In terms of mass popularity, Marcus is no Robert Parker, but his influence arguably runs deeper. Marcus came to prominence in the 1960s as the first reviews editor for Rolling Stone. He went on to write for influential publications such as CREEM, The Village Voice and Artforum, and to publish several books, including 1975's Mystery Train and 1989's Lipstick Traces: A Secret History of the 20th Century, which would help expand the scope of popular music criticism to include the whole of Western history.
Marcus came to UNC-Chapel Hill last month to give a lecture on murder ballads, but I came to talk to him about his latest book, a high-stakes game of cultural billiards called The Shape of Things to Come: Prophecy and the American Voice. He establishes his thesis at the outset: America was founded on exceptionalist ideals that contained promises so great that their betrayal was inevitable, and that the voice of prophecy calling America to self-judgment is "the bedrock of American rhetoric." This is a voice of truth, but also of paranoia and dread.
"When I taught the course that this book grew out of," Marcus explained, "one of the things I did was to use three different versions of Invasion of the Body Snatchers. I really thought that movie captured the theme. You saw an entire society being dissolved, and behind it there was a sense that there was a reason for this. Nobody knows what it is, but nobody's totally surprised."
Marcus makes his point repeatedly, in a diverse chorus of voices, and the book begins to resemble a fugue. He locates the prophetic voice first in the Old Testament, then in orations by Abraham Lincoln and Martin Luther King Jr. (which he likens to songs by Sleater-Kinney and Nirvana: "The straight, well-built verse, the chorus in flames, the song blowing up in your face"), and, finally, in Philip Roth's novels, Pere Ubu's music, David Lynch's films, the actor Bill Pullman's defeated face, and points beyond.

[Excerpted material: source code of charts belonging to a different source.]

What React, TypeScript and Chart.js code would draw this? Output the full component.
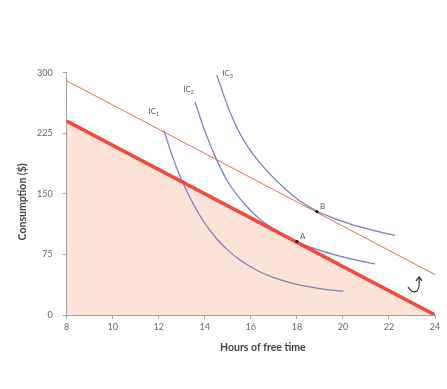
import React, { useEffect, useRef } from 'react';
import { Chart, registerables } from 'chart.js';

Chart.register(...registerables);

// Axis ticks
const hourTicks = [8, 10, 12, 14, 16, 18, 20, 22, 24];
const consumptionTicks = [0, 75, 150, 225, 300];

// Budget constraints (hours of free time -> consumption)
const budgetHours = [8, 24];
const budgetOriginal = [240, 0];
const budgetNew = [290, 50];

// Indifference curves
const ic1Hours = [12.23, 12.6, 13.0, 13.5, 14.0, 14.5, 15.0, 15.5, 16.0, 16.5, 17.0, 17.5, 18.0, 18.5, 19.0, 19.5, 20.02];
const ic1Cons = [228, 195.8, 166.6, 137.5, 113.6, 95, 80.3, 68.6, 59.4, 52, 46.2, 41.6, 37.9, 35, 32.7, 30.9, 29.4];
const ic2Hours = [13.57, 14.0, 14.5, 15.0, 15.5, 16.0, 16.5, 17.0, 17.5, 18.0, 18.5, 19.0, 19.5, 20.0, 20.5, 21.0, 21.39];
const ic2Cons = [264, 228, 193, 165, 145, 129, 116, 106.5, 98, 91, 85, 80, 75.8, 72, 68.5, 65.5, 63.3];
const ic3Hours = [14.52, 15.0, 15.5, 16.0, 16.5, 17.0, 17.5, 18.0, 18.5, 18.87, 19.5, 20.0, 20.5, 21.0, 21.5, 22.26];
const ic3Cons = [297, 258, 226, 203, 185, 169.5, 156, 144, 134.5, 128.5, 121, 115.9, 111.1, 107.2, 103.5, 98.5];

// Curve labels
const icLabels = ['1', '2', '3'];
const icLabelHours = [11.77, 13.28, 14.98];
const icLabelCons = [252, 280, 300];

// Choice points
const pointNames = ['A', 'B'];
const pointHours = [18, 18.87];
const pointCons = [91, 128];

// Hand-drawn arrow anchor
const arrowAnchor = [23.22, 36];

const xTitle = 'Hours of free time';
const yTitle = 'Consumption ($)';

const toXY = (xs: number[], ys: number[]) => xs.map((v, i) => ({ x: v, y: ys[i] }));

const CURVE = '#7a7fbf';
const TEXT = '#555';

const annotationPlugin = {
  id: 'annotations',
  afterDatasetsDraw(chart: any) {
    const { ctx, chartArea } = chart;
    const x = chart.scales.x;
    const y = chart.scales.y;
    ctx.save();
    // IC labels
    ctx.fillStyle = TEXT;
    ctx.textBaseline = 'alphabetic';
    icLabels.forEach((sub, i) => {
      const px = x.getPixelForValue(icLabelHours[i]);
      const py = y.getPixelForValue(icLabelCons[i]);
      ctx.font = '8px Lato';
      ctx.textAlign = 'left';
      const w = ctx.measureText('IC').width;
      ctx.fillText('IC', px - 5, py + 3);
      ctx.font = '5px Lato';
      ctx.fillText(sub, px - 5 + w, py + 5);
    });
    // Point labels
    ctx.font = '8px Lato';
    ctx.textAlign = 'left';
    pointNames.forEach((n, i) => {
      const px = x.getPixelForValue(pointHours[i]);
      const py = y.getPixelForValue(pointCons[i]);
      ctx.fillText(n, px + 3, py - 3);
    });
    // Hand-drawn arrow
    const ax = x.getPixelForValue(arrowAnchor[0]);
    const ay = y.getPixelForValue(arrowAnchor[1]);
    ctx.strokeStyle = '#222';
    ctx.lineWidth = 1.1;
    ctx.beginPath();
    ctx.moveTo(ax - 9, ay + 1);
    ctx.quadraticCurveTo(ax - 5, ay + 8, ax, ay + 5);
    ctx.quadraticCurveTo(ax + 3, ay + 2, ax + 2, ay - 9);
    ctx.stroke();
    ctx.beginPath();
    ctx.moveTo(ax - 1, ay - 5);
    ctx.lineTo(ax + 2, ay - 9);
    ctx.lineTo(ax + 5, ay - 5);
    ctx.stroke();
    // Axis titles
    ctx.fillStyle = '#444';
    ctx.font = 'bold 10.5px Lato';
    ctx.textAlign = 'center';
    ctx.textBaseline = 'middle';
    ctx.fillText(xTitle, (chartArea.left + chartArea.right) / 2 + 12, chartArea.bottom + 33);
    ctx.translate(chartArea.left - 44, (chartArea.top + chartArea.bottom) / 2 + 8);
    ctx.rotate(-Math.PI / 2);
    ctx.fillText(yTitle, 0, 0);
    ctx.restore();
  },
};

export default function App() {
  const ref = useRef<HTMLCanvasElement>(null);
  useEffect(() => {
    if (!ref.current) return;
    const curve = (xs: number[], ys: number[]) => ({
      data: toXY(xs, ys),
      borderColor: CURVE,
      borderWidth: 1.3,
      pointRadius: 0,
      cubicInterpolationMode: 'monotone' as const,
      fill: false,
    });
    const chart = new Chart(ref.current, {
      type: 'line',
      data: {
        datasets: [
          {
            data: pointHours.map((h, i) => ({ x: h, y: pointCons[i] })),
            showLine: false,
            pointRadius: 1.6,
            pointBackgroundColor: '#111',
            pointBorderWidth: 0,
            borderColor: '#111',
          },
          {
            data: toXY(budgetHours, budgetOriginal),
            borderColor: '#f5473a',
            borderWidth: 3.5,
            pointRadius: 0,
            fill: 'origin',
            backgroundColor: '#fde3d7',
          },
          {
            data: toXY(budgetHours, budgetNew),
            borderColor: '#f2664f',
            borderWidth: 1,
            pointRadius: 0,
            fill: false,
          },
          curve(ic1Hours, ic1Cons),
          curve(ic2Hours, ic2Cons),
          curve(ic3Hours, ic3Cons),
        ] as any,
      },
      options: {
        animation: false,
        responsive: false,
        layout: { padding: { top: 72.7, right: 12, left: 0, bottom: 0 } },
        plugins: {
          legend: { display: false },
          tooltip: { enabled: false },
          filler: { drawTime: 'beforeDatasetsDraw' },
        } as any,
        scales: {
          x: {
            type: 'linear',
            min: 8,
            max: 24,
            afterBuildTicks: (s: any) => {
              s.ticks = hourTicks.map((v) => ({ value: v }));
            },
            afterFit: (s: any) => {
              s.height = 74;
            },
            ticks: { color: '#666', font: { family: 'Lato', size: 9 }, padding: 3, maxRotation: 0 },
            grid: { display: true, drawOnChartArea: false, tickLength: 4, color: '#a8a8a8' },
            border: { color: '#a0a0a0', width: 1 },
          },
          y: {
            type: 'linear',
            min: 0,
            max: 300,
            afterBuildTicks: (s: any) => {
              s.ticks = consumptionTicks.map((v) => ({ value: v }));
            },
            afterFit: (s: any) => {
              s.width = 66.7;
            },
            ticks: { color: '#666', font: { family: 'Lato', size: 9 }, padding: 10 },
            grid: { display: true, drawOnChartArea: false, tickLength: 4, color: '#a8a8a8' },
            border: { color: '#a0a0a0', width: 1 },
          },
        },
      },
      plugins: [annotationPlugin],
    });
    return () => chart.destroy();
  }, []);
  return (
    <div style={{ position: 'fixed', left: 0, top: 0, width: 447, height: 389, background: '#fff' }}>
      <canvas ref={ref} width={447} height={389} />
    </div>
  );
}
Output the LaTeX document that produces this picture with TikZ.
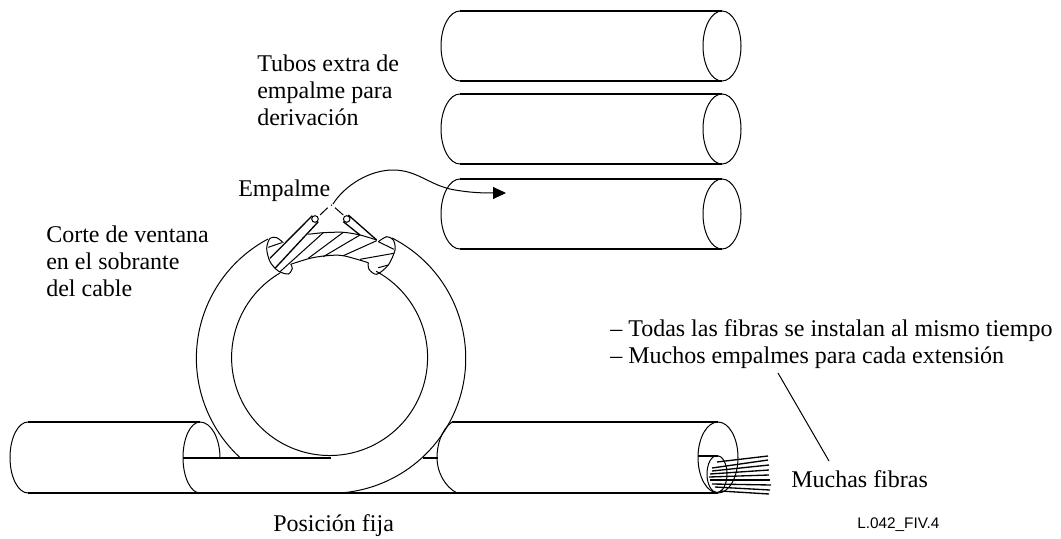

While the book's thought is crystal clear, it has a circumambulatory quality. In hounding the trail of his idea, Marcus is wont to suddenly forsake the beaten path and cut into the brush, and his conversational style followed suit. Eloquent and steely, he moved seamlessly over varied intellectual terrain, fixing me with a polite, receptive smile whenever the rolling coin of his thought finally exhausted its momentum and came to rest.
The answer to a question about Michael Haneke's film Caché, which conceptually overlaps with Lynch's Lost Highway, might begin with Washington Irving and Edgar Allan Poe, wend through D.H. Lawrence, and somehow make its way back to the mental wastelands both Marcus and Lynch regard as the cost of the break with history implicit in America's creation myth.
"From the very beginning," Marcus explained, "when people came here and said, 'We've come to this land to establish a new world,' this was a terrible mistake. Look at what we've left behind. We have walked into a wilderness, psychic as well as physical, and even after you settle the physical wilderness, the psychic wilderness remains."